Wetting and reactive wetting during hot-dip galvanizing of high Mn alloyed steel with Zn–Al–Mg baths

This present study discusses hot-dip galvanizing of a Fe–23%Mn–0.6%C–0.3%Si steel and concentrates on the impact of a Mg addition to the galvanizing bath on wetting and reactive wetting. Steel samples were conventionally annealed (800 °C/60 s in 5%H2–N2) and hot-dipped in ternary Zn–Al–Mg baths with 0.17–1.2 wt.% of Al and 0.8–1.0 wt.% of Mg for measuring wetting forces and contact angles. To characterize the impact of Mg on interface formation in more detail other samples were bright annealing (1100 °C/60 s in 5%H2–N2) or subjected to a oxidation/reduction treatment – so-called pre-oxidation – (600 °C/10 s in 1.8%O2–N2 + 800 °C/60 s in 5%H2–N2) prior to hot-dipping into a Zn–1.5%Al–5.0%Mg bath. The key findings are: adding Mg to the galvanizing bath will improve wetting and reactive wetting of high Mn alloyed steel if the amount of dissolved bath—Al is appropriately set. Furthermore, high-oxygen affine Mg is obviously able to support the dissolution of external oxides on the steel surface during hot-dipping. Morphology of Fe2Al5Znx interfacial crystals will change from globular to plate-shaped if Mg is alloyed to the galvanizing bath. Based on these observations, decreased surface tension of the galvanizing bath and intensified MnO reduction were proposed leading to this improved galvanizability of high Mn alloyed steel when hot-dipping in Zn–Al–Mg ternary baths.

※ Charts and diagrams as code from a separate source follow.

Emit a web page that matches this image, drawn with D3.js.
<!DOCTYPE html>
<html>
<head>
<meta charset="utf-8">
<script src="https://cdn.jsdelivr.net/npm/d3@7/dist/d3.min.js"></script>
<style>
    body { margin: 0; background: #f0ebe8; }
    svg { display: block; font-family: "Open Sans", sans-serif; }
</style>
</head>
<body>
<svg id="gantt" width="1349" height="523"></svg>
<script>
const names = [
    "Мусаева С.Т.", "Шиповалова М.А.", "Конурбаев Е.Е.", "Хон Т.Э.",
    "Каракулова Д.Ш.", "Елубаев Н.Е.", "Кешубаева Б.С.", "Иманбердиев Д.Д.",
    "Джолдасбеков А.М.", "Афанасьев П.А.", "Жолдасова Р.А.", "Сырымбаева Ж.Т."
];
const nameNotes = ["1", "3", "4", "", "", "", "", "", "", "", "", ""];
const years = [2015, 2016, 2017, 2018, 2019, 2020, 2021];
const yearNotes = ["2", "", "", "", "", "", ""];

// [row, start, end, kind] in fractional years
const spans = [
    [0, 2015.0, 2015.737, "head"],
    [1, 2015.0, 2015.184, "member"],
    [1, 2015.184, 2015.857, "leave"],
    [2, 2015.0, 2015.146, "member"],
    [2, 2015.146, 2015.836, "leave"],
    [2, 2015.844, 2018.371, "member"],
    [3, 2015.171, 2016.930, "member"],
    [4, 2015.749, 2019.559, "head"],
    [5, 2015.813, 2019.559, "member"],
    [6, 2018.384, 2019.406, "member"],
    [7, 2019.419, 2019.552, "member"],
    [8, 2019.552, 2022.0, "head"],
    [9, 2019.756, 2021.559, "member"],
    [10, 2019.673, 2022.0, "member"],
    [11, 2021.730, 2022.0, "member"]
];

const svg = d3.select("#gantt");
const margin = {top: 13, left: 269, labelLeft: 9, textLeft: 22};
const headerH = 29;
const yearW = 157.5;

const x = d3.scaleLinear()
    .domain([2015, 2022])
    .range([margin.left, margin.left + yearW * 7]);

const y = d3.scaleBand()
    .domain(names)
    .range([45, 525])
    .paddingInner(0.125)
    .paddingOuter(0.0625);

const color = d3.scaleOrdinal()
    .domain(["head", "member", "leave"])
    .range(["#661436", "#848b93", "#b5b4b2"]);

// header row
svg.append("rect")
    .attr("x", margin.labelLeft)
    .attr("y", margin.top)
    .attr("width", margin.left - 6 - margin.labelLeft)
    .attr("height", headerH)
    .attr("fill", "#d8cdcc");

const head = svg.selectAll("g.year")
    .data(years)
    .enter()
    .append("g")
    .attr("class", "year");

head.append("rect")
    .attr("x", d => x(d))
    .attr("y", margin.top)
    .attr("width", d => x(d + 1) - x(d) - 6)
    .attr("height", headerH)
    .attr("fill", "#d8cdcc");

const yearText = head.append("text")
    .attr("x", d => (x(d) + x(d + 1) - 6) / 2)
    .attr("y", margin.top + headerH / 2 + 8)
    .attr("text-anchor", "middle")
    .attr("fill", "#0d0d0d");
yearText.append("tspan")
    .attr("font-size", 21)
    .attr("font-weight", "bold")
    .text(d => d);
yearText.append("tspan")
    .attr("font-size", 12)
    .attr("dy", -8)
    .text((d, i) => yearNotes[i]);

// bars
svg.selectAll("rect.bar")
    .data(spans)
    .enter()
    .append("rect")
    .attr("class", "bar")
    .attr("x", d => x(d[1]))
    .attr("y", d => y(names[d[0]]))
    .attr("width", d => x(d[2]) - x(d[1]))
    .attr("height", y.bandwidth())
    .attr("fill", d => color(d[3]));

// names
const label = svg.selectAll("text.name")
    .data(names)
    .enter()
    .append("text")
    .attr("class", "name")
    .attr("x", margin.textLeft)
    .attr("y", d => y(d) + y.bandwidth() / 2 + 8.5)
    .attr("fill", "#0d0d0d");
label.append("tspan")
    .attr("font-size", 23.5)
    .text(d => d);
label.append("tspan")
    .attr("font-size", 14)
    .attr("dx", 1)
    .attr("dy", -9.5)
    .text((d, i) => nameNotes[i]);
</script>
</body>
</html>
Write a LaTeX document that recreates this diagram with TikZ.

► High Mn alloyed steel can be hot-dip galvanized with ZnAlMg melts. ► Mg in the galvanizing bath can improve (reactive) wetting of high Mn alloyed steel. ► Bath-Mg is assumed to support dissolution of external oxides during hot-dipping. ► By using a ZnAlMg bath morphology of Fe2Al5 interfacial crystals is plate-shaped.